Now that the inputs are specified, we can run the script simply as follows:

$ python -m drcme.bin.run_spca_fit --input_json my_spca_input.json

Note that you can see messages about progress by setting the log_level parameter to INFO; otherwise those messages are suppressed by default. At the end, we will have files in example_output_dir called sparse_pca_components_EXAMPLE.csv (containing the transformed, z-scored sPCA values), spca_components_use_EXAMPLE.json (which indicates which components were kept), and spca_loadings_EXAMPLE.pkl which contains the loadings as well as explained variance information. The file sparse_pca_components_EXAMPLE.csv is in a format used by other clustering procedures in the package.

Electrophysiology and morphology clustering

The script drcme.bin.run_ephys_morph_clustering performs a joint clustering of electrophysiology and morphology data. It takes the strategy of performing multiple variations of clustering algorithms (with several parameter sets) and then finding consensus clusterings using all those results together. It also performs a cluster stability analysis via subsampling.
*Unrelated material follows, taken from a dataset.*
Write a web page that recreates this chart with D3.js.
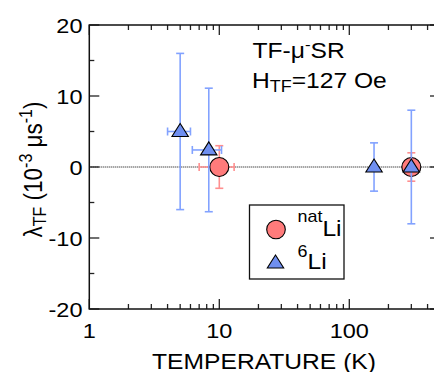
<!DOCTYPE html>
<html><head><meta charset="utf-8">
<script src="https://cdn.jsdelivr.net/npm/d3@7"></script>
<style>html,body{margin:0;padding:0;background:#fff;overflow:hidden}svg{display:block}text{font-family:"Liberation Sans",Arial,sans-serif;fill:#000}</style>
</head><body>
<svg id="c" width="434" height="372"></svg>
<script>
// data
const natT = [10, 300];
const natY = [0, 0];
const natYErr = [3, 2];
const natTLo = [7, null];
const natTHi = [13, null];

const li6T = [5, 8.3, 155, 300];
const li6Y = [5, 2.4, 0, 0];
const li6YErr = [11, 8.7, 3.4, 8];
const li6TLo = [4, 6.2, null, null];
const li6THi = [6, 10.4, null, null];

const xTicks = [1, 10, 100];
const yTicks = [-20, -10, 0, 10, 20];
const yMinor = [-15, -5, 5, 15];

const SX = 1.12; // horizontal text stretch
const svg = d3.select("#c");
const L = 89.3, R = 440, T = 25, B = 309;
const x = d3.scaleLog().domain([1, 500]).range([L, L + 130 * Math.log10(500)]);
const y = d3.scaleLinear().domain([-20, 20]).range([B, T]);

const red = "#ff7b7b", redErr = "#ff8f8f", blue = "#6f8ff0", blueErr = "#82a2ff";

// zero dotted line
svg.append("line").attr("x1", L).attr("x2", R).attr("y1", y(0)).attr("y2", y(0))
  .attr("stroke", "#000").attr("stroke-width", 1).attr("stroke-dasharray", "1,1");

// ticks
const major = 10, minor = 5;
const xMinor = [];
for (let d = 1; d <= 100; d *= 10) for (let k = 2; k <= 9; k++) if (d * k <= 500) xMinor.push(d * k);
const tk = svg.append("g").attr("stroke", "#222").attr("stroke-width", 1.3);
xTicks.forEach(v => {
  tk.append("line").attr("x1", x(v)).attr("x2", x(v)).attr("y1", B).attr("y2", B - major);
  tk.append("line").attr("x1", x(v)).attr("x2", x(v)).attr("y1", T).attr("y2", T + major);
});
xMinor.forEach(v => {
  tk.append("line").attr("x1", x(v)).attr("x2", x(v)).attr("y1", B).attr("y2", B - minor);
  tk.append("line").attr("x1", x(v)).attr("x2", x(v)).attr("y1", T).attr("y2", T + minor);
});
yTicks.forEach(v => {
  tk.append("line").attr("x1", L).attr("x2", L + major).attr("y1", y(v)).attr("y2", y(v));
  tk.append("line").attr("x1", R).attr("x2", R - major).attr("y1", y(v)).attr("y2", y(v));
});
yMinor.forEach(v => {
  tk.append("line").attr("x1", L).attr("x2", L + minor).attr("y1", y(v)).attr("y2", y(v));
  tk.append("line").attr("x1", R).attr("x2", R - minor).attr("y1", y(v)).attr("y2", y(v));
});
// frame
svg.append("rect").attr("x", L).attr("y", T).attr("width", R - L).attr("height", B - T)
  .attr("fill", "none").attr("stroke", "#111").attr("stroke-width", 1.5);

// tick labels
function stext(px, py, anchor, size) {
  return svg.append("text").attr("transform", `translate(${px},${py}) scale(${SX},1)`)
    .attr("text-anchor", anchor).attr("font-size", size);
}
yTicks.forEach(v => stext(82.5, y(v) + 7.6, "end", 21).text(v));
xTicks.forEach(v => stext(x(v), 337.5, "middle", 21).text(v));

// axis titles
stext(264, 368.5, "middle", 22).text("TEMPERATURE (K)");
const yt = svg.append("text").attr("transform", `translate(42,169.5) scale(${SX},1) rotate(-90)`)
  .attr("text-anchor", "middle").attr("font-size", 22.5);
yt.append("tspan").text("λ");
yt.append("tspan").attr("font-size", 16).attr("dy", 4).text("TF");
yt.append("tspan").attr("dy", -4).text(" (10");
yt.append("tspan").attr("font-size", 16).attr("dy", -9).text("-3");
yt.append("tspan").attr("dy", 9).text(" μs");
yt.append("tspan").attr("font-size", 16).attr("dy", -9).text("-1");
yt.append("tspan").attr("dy", 9).text(")");

// annotation
const a1 = stext(252.5, 58.3, "start", 22);
a1.append("tspan").text("TF-μ");
a1.append("tspan").attr("font-size", 15).attr("dy", -8).text("-");
a1.append("tspan").attr("dy", 8).text("SR");
const a2 = stext(252, 88.3, "start", 22);
a2.append("tspan").text("H");
a2.append("tspan").attr("font-size", 16).attr("dy", 4).text("TF");
a2.append("tspan").attr("dy", -4).text("=127 Oe");

// error bars
function errs(Ts, Ys, YE, TLo, THi, color) {
  const g = svg.append("g").attr("stroke", color).attr("stroke-width", 1.6).attr("fill", "none");
  const cap = 4;
  Ts.forEach((t, i) => {
    const cx = x(t), cy = y(Ys[i]);
    const y1 = y(Ys[i] + YE[i]), y2 = y(Ys[i] - YE[i]);
    g.append("line").attr("x1", cx).attr("x2", cx).attr("y1", y1).attr("y2", y2);
    g.append("line").attr("x1", cx - cap).attr("x2", cx + cap).attr("y1", y1).attr("y2", y1);
    g.append("line").attr("x1", cx - cap).attr("x2", cx + cap).attr("y1", y2).attr("y2", y2);
    if (TLo[i] != null) {
      const x1 = x(TLo[i]), x2 = x(THi[i]);
      g.append("line").attr("x1", x1).attr("x2", x2).attr("y1", cy).attr("y2", cy);
      g.append("line").attr("x1", x1).attr("x2", x1).attr("y1", cy - cap).attr("y2", cy + cap);
      g.append("line").attr("x1", x2).attr("x2", x2).attr("y1", cy - cap).attr("y2", cy + cap);
    }
  });
}
function tri(cx, cy) {
  const w = 8.2, h = 13;
  return `M${cx},${cy - h * 0.62}L${cx + w},${cy + h * 0.38}L${cx - w},${cy + h * 0.38}Z`;
}
errs(natT, natY, natYErr, natTLo, natTHi, redErr);
natT.forEach((t, i) => svg.append("circle").attr("cx", x(t)).attr("cy", y(natY[i])).attr("r", 9.5)
  .attr("fill", red).attr("stroke", "#000").attr("stroke-width", 1.1));
errs(li6T, li6Y, li6YErr, li6TLo, li6THi, blueErr);
li6T.forEach((t, i) => svg.append("path").attr("d", tri(x(t), y(li6Y[i])))
  .attr("fill", blue).attr("stroke", "#000").attr("stroke-width", 1.1));

// legend
svg.append("rect").attr("x", 249.5).attr("y", 205).attr("width", 94.5).attr("height", 74)
  .attr("fill", "#fff").attr("stroke", "#111").attr("stroke-width", 1.3);
svg.append("circle").attr("cx", 276).attr("cy", 229.5).attr("r", 9.3)
  .attr("fill", red).attr("stroke", "#000").attr("stroke-width", 1.1);
svg.append("path").attr("d", tri(275.5, 263)).attr("fill", blue).attr("stroke", "#000").attr("stroke-width", 1.1);
const l1 = stext(297.5, 221.7, "start", 16);
l1.append("tspan").text("nat");
l1.append("tspan").attr("font-size", 22).attr("dy", 14.3).text("Li");
const l2 = stext(297.5, 256.7, "start", 16);
l2.append("tspan").text("6");
l2.append("tspan").attr("font-size", 22).attr("dy", 12.6).text("Li");
</script>
</body></html>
The main things we need to specific to use the script are the electrophysiology and morphology data files. We also need to give the script the paths for the various output files, including the cluster labels (cluster_labels_file), the specimen IDs of the cells analyzed (specimen_id_file, since only cells that are found in both data files are used), the cell-wise co-clustering matrix (cocluster_matrix_file), and an ordering of cells that puts cells in the same cluster together (ordering_file). The cells in the cluster_labels_file and cocluster_matrix_file are in the same order as the specimen_id_file. The jacccards_file contains the Jaccard coefficients for each cluster, which are an indication of their stability.

With that in mind, we can structure our input JSON file as follows:

my_me_clustering_input.json
{
    "ephys_file": "/path/to/ephys_data.csv",
    "morph_file": "/path/to/morph_data.csv",
    "specimen_id_file": "/path/to/output/specimen_ids.txt",
    "cluster_labels_file": "/path/to/output/cluster_labels.csv",
    "cocluster_matrix_file": "/path/to/output/coclustering_matrix.txt",
    "ordering_file": "/path/to/output/ordering.txt",
    "jaccards_file": "/path/to/output/jaccards.txt",
}

And then we can run the script like:

$ python -m drcme.bin.run_ephys_morph_clustering --input_json my_me_clustering_input.json

If you do find that you have unstable clusters that perhaps should be folded into other stable clusters, there is an additional script drcme.bin.run_refine_unstable_coclusters that can be used for that.